— Begin —
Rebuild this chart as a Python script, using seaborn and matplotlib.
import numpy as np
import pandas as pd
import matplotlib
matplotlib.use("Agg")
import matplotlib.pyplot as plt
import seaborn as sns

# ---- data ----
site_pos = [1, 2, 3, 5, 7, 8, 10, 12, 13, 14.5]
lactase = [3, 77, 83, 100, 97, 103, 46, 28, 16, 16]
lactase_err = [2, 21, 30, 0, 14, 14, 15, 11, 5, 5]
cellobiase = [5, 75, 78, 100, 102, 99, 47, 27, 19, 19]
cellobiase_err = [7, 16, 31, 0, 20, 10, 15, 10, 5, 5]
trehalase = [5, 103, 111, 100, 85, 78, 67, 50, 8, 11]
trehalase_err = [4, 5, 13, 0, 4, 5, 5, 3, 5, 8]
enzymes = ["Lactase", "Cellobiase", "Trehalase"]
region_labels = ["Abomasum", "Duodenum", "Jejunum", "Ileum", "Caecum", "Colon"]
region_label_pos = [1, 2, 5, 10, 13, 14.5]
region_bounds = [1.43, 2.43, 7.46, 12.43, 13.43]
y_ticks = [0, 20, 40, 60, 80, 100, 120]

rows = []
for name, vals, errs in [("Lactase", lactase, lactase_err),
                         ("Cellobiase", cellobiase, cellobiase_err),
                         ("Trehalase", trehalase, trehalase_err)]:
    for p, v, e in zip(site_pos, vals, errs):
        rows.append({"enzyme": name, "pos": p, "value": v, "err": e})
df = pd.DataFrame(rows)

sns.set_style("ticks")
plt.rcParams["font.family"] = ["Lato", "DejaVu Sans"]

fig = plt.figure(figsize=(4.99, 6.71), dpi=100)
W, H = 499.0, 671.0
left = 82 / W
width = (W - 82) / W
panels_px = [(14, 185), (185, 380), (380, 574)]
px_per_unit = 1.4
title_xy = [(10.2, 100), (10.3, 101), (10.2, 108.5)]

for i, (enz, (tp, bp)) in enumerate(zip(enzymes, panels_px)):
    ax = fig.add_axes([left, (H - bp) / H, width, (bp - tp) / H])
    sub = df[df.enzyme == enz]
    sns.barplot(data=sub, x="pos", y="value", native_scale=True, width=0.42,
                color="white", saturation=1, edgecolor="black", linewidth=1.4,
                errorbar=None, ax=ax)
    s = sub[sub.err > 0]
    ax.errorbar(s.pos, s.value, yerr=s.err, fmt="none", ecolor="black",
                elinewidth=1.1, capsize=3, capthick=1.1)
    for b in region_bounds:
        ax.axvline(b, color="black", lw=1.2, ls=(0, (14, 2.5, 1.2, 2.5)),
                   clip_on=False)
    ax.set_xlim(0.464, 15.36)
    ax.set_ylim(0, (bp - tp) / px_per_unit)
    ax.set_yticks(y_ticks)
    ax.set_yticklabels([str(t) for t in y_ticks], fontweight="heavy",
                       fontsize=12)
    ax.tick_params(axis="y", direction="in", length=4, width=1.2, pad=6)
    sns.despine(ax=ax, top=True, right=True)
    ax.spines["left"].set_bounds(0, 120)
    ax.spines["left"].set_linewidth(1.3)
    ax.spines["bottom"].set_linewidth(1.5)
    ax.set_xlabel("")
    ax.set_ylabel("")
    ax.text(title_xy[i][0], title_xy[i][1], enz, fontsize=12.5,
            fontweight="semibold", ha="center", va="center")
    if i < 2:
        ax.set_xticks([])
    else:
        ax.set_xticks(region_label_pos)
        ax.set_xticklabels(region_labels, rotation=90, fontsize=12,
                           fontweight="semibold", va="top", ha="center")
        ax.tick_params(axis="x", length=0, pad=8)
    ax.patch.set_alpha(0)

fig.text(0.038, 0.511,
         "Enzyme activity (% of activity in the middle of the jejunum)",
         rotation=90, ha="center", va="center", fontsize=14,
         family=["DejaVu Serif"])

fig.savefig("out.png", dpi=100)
— End —
— Begin —
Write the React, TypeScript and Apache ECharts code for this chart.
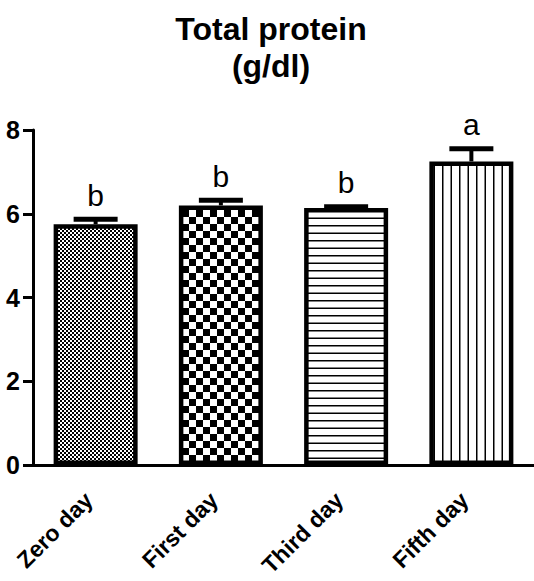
— End —
Only the lines from the one bearing "Rebuild this chart" through the one bearing "import seaborn as sns" should be repeated, exactly as given.

=== REPLY ===
Rebuild this chart as a Python script, using seaborn and matplotlib.
import numpy as np
import pandas as pd
import matplotlib
matplotlib.use("Agg")
import matplotlib.pyplot as plt
import seaborn as sns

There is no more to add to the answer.